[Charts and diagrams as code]
= = = = =

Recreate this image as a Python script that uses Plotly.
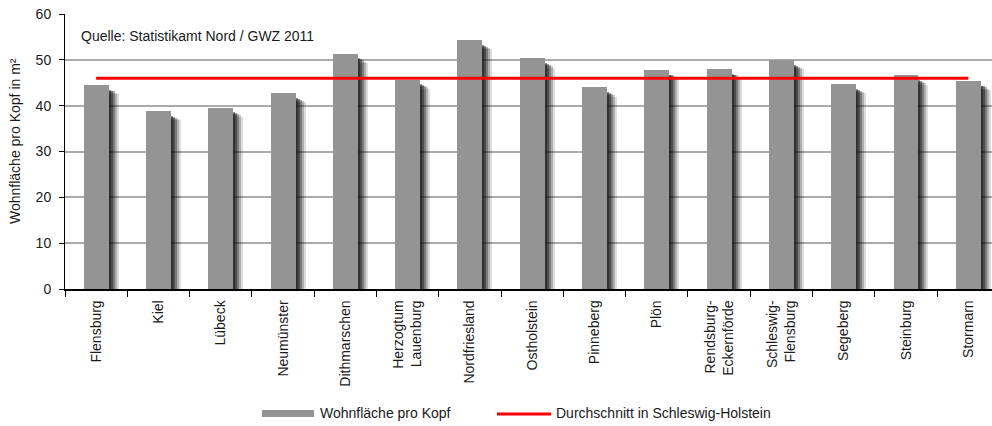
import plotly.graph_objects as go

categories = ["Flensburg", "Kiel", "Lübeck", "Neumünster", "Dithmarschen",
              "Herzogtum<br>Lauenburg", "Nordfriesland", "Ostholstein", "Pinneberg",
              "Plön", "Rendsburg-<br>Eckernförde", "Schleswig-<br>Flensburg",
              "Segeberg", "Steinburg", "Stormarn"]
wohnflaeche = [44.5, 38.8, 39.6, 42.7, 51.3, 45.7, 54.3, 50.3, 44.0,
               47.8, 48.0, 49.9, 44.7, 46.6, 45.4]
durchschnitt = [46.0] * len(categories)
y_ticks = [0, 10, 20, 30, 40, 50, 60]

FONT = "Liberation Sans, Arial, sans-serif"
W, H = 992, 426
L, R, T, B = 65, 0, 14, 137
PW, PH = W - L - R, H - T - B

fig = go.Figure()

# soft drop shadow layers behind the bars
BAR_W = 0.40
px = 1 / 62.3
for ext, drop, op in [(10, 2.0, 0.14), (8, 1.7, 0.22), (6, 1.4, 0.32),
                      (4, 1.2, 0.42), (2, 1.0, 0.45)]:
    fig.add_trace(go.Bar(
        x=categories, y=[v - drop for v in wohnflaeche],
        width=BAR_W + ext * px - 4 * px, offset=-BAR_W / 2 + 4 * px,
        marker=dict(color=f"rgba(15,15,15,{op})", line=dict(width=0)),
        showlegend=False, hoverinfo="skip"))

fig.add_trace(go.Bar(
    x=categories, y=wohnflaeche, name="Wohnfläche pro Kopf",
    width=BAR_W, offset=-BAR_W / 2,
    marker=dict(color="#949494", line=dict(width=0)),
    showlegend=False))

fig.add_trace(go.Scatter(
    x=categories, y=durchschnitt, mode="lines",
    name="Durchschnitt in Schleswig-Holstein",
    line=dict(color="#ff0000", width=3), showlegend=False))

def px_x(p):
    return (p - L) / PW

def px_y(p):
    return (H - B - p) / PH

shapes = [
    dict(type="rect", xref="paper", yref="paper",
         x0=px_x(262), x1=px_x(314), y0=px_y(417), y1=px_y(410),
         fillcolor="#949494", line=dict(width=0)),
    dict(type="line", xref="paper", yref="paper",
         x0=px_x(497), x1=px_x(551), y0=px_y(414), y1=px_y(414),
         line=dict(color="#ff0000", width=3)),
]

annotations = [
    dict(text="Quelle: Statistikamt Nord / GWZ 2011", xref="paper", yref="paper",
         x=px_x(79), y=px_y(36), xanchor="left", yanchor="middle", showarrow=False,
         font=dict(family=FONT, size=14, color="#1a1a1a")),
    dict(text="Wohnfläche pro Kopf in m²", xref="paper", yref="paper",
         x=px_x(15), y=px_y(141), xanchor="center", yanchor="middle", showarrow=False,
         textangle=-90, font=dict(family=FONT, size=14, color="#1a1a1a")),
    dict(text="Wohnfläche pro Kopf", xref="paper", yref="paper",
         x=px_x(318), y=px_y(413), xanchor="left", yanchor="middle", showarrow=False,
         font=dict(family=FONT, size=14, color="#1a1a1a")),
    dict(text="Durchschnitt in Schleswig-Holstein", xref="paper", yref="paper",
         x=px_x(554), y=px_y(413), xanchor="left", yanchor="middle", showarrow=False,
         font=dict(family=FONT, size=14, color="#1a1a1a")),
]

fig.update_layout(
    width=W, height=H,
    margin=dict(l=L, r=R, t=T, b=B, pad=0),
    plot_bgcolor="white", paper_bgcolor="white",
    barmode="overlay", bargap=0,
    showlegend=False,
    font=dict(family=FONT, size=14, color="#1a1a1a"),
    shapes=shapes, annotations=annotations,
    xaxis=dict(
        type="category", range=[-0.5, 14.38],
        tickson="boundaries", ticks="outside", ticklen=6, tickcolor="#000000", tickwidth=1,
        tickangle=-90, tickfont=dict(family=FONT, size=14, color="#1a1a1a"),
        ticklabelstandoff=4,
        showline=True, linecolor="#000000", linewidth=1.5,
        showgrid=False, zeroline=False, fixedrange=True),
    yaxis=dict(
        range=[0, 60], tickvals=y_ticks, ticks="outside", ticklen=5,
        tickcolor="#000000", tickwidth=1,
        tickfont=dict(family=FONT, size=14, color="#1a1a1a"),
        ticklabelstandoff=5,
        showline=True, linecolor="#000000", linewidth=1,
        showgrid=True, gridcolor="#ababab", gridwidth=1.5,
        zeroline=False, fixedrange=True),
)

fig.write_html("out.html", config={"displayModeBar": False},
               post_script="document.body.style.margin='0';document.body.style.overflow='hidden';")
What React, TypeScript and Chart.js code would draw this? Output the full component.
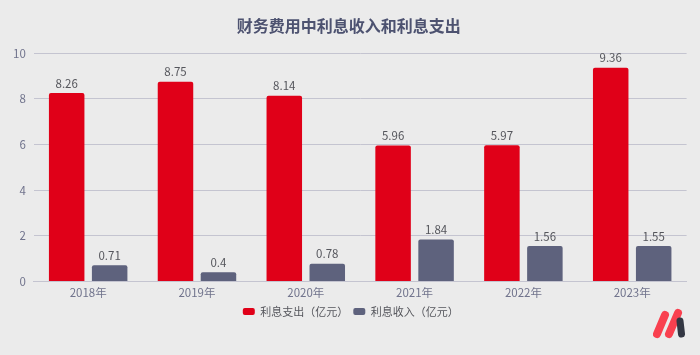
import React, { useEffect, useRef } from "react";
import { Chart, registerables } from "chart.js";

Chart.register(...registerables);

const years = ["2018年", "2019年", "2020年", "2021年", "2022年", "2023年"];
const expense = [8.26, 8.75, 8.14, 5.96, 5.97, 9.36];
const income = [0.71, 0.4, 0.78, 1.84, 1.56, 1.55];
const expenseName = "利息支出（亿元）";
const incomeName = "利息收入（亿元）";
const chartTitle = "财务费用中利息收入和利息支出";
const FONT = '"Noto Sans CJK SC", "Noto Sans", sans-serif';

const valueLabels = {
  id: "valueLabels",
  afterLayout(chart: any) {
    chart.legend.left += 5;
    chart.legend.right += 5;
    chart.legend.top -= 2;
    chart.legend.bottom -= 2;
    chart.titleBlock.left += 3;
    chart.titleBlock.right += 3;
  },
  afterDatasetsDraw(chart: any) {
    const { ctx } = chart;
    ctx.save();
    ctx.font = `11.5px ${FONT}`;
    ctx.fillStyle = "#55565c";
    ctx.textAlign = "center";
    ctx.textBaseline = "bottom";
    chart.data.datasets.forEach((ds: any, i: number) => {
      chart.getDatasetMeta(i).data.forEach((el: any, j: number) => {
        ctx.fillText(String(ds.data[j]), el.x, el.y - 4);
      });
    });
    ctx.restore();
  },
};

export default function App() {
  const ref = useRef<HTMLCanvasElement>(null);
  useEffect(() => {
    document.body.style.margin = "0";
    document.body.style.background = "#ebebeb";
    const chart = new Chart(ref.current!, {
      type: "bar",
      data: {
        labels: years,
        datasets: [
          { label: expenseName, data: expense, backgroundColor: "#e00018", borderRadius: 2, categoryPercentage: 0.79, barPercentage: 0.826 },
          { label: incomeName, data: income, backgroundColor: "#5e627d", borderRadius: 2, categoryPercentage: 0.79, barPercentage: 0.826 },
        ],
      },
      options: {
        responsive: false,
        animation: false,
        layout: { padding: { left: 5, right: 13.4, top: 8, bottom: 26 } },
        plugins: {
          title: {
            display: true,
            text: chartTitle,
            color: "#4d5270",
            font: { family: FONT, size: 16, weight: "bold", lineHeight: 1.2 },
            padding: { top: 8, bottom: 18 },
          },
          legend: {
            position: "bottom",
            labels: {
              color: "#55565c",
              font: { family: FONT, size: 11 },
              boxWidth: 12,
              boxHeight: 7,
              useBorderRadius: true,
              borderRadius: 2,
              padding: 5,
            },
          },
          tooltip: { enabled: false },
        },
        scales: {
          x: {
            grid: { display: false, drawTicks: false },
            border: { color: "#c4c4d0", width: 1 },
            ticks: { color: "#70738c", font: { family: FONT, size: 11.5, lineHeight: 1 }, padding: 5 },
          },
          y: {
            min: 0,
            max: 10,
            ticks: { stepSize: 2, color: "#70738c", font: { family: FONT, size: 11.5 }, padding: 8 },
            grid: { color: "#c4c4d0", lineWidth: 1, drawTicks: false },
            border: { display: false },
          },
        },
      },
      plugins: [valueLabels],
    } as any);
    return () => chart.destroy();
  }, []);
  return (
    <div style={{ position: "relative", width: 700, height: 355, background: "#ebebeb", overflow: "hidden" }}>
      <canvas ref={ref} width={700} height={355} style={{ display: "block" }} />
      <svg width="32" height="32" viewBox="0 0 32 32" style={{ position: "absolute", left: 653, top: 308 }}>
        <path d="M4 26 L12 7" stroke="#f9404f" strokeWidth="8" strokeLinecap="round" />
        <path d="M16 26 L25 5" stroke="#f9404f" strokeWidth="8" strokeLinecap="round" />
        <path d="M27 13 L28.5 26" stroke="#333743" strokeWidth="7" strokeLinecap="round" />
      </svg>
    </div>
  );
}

= = = = =

_Your objective_
In the records above, how many lines include "this"? Give that number and nothing more.

_Task output_
2